In the example home above, with an ACH50 of 5, the expected natural infiltration rate would be 5 divided by 40, or 0.12 ach. This means that under normal wind and temperature conditions, we would expect about 12% of the house air to be replaced with outdoor air each hour.4

How big are the air leakage sites (“holes”) in my house?

Now that you know the CFM50, which is the air flow through the building’s leak sites at a 50 Pa house pressure differential, we can determine the approximate cumulative size of the holes. The “holes” in this case are areas of air leakage. In other words, you are trying to determine the approximate size of all the air leakage sites added together. To do so, multiply the CFM50 by 0.13. In our example above, where CFM50 was 1,333, what the approximate cumulative hole size would be 1,333 times 0.13, or 173 square inches. This means that if you added all the air leak sites together in the example home you would find 173 square inches (1.18 square feet) of potential areas that need sealing, caulking, fixing, or some other sort of repair to reduce leakage.

Are there any limitations to the blower door test “finding” leaks?

As helpful as the blower door test is in measuring and helping to identify areas of air leakage, it’s important to understand that the blower door test does have limitations with respect to locating all sources of leaks. For instance, sometimes indirect leaks or a combination of very small leaks can exist that cannot be easily identified with a blower door test. In such situations, other tools such as infrared thermometers or cameras (discussed later in this fact sheet) can be used to detect changes in temperature that are indicative of air leakage.

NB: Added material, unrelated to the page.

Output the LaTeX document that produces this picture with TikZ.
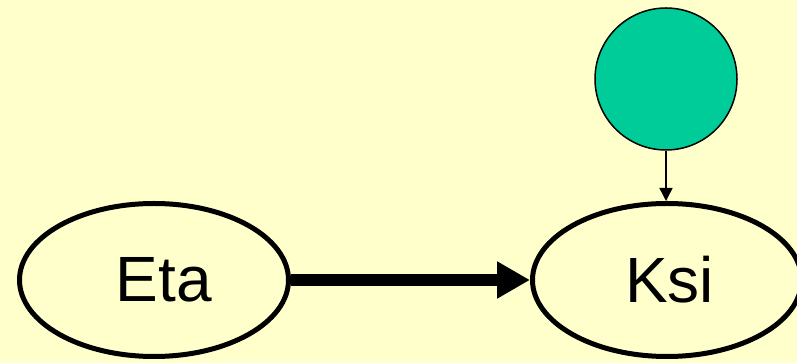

Testing the duct system for leaks?

There are a number of tests that can be performed to determine if duct systems in a home are working efficiently. If ducts are not installed correctly, the mechanical systems can be leaky and/or using more energy than necessary. For example, if ducts are located outside the conditioned area of the home, such as in the attic, and they are leaking, the homeowner may not realize they are paying to heat or cool the air outside their living environment.

We use a tool referred to as a duct airtightness tester that can depressurize or pressurize the duct systems and determine the amount of air leakage. The use of a pressure pan in conjunction with the blower door can isolate where ducts are “leaky”.  This test and/or a “smoke” test can be used to help locate duct leaks once a duct airtightness test determines that sealing would be warranted.